Anything to do with the subject we now call English first confronted the student in his sophomore year. The subject was call rhetoric, which was a study of writing based on English texts that were themselves based on the work of the Roman rhetorician, Quintillian. Sophomores had to write a composition every week. During the year sophomores also studied mathematics and philosophy, and heard weekly lectures on European History. All through the year they were reading Greek and Latin Classics, and had more practice of turning English into Latin and Greek.
In junior year, there was more Greek and Latin, but also a single term of chemistry and one of electricity and optics. Math was taken all three terms, and there was one term each of philosophy, literary criticism, and ethics.
A time-honored text that Colby students faced for half a century came in first term of senior year. It was Paley’s Evidences of Christianity. They had a term of astronomy, and devoted another term to a book that greatly affected the minds of the founding fathers of America, John Locke’s Essay on Liberty. In this second term seniors took a course called Philosophy of the Mind. That was the beginning of was later called psychology.
Both juniors and seniors, like the sophomores had to write a composition every week, and recite declamations every Friday.
French, the first modern language to be taught at Colby, came early, though it was taught only for a single term in freshman year. Its introduction was in 1831, and nearly a year later it was followed by a single term of German.

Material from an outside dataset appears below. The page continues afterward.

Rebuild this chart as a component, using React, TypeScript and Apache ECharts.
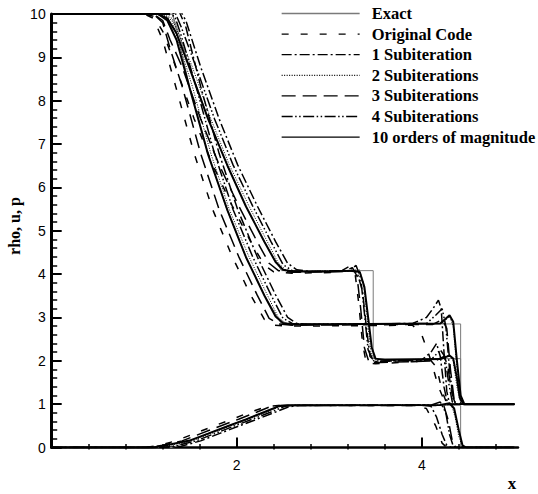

In 1831 began the first course that had any relation to the modern science of geology. It was a course called Topography. In the same year there first appeared courses called natural theology and intellectural philosophy; and in the same catalogue first appeared the word calculus. What later became physics was represented by separate courses in optics, electricity and magnetism. Although the college had started as a theological seminary, not until 1832 was Hebrew put into the liberal arts curriculum. Then every sophomore had to take it for a single term.
It was the catalogue of 1832 that first referred to any scientific equipment. Nowhere in the early catalogues is the word science used. What we today call science was designated as either natural philosophy (the physical sciences) or natural history (the earth and life sciences). The 1832 catalogue tells us, “The philosophical apparatus was principally procured in London by a distinguished natural philosopher at an expense of $1,500.”
As for literary the catalogue said, “Students have access to libraries containing 2,060 volumes.” Why the plural “libraries”, rather than library? That was because, in addition to the college library, the two literary societies each had its own library and in 1832 that of Erosophian Adelphi actually held more volumes than did the college library.
Hard as it is to believe, the only change in the Colby curriculum between 1932 and 1850 was the introduction of zoology. But by 1850, the lecture system was already beginning to modify the older system of verbatim, memorized recitation from textbooks. Concerning lectures, the 1850 catalogue said: “In connection with the regular recitations, lectures are delivered on chemistry, geology, mineralogy, botany, conchology, Greek and Roman history and literature, History of the English language, and Means of Preserving Health.
Note that as late as 1850 no Colby student studied either English or American literature. The only literature then considered worthy of study was that of the Classical writers of Greece and Rome.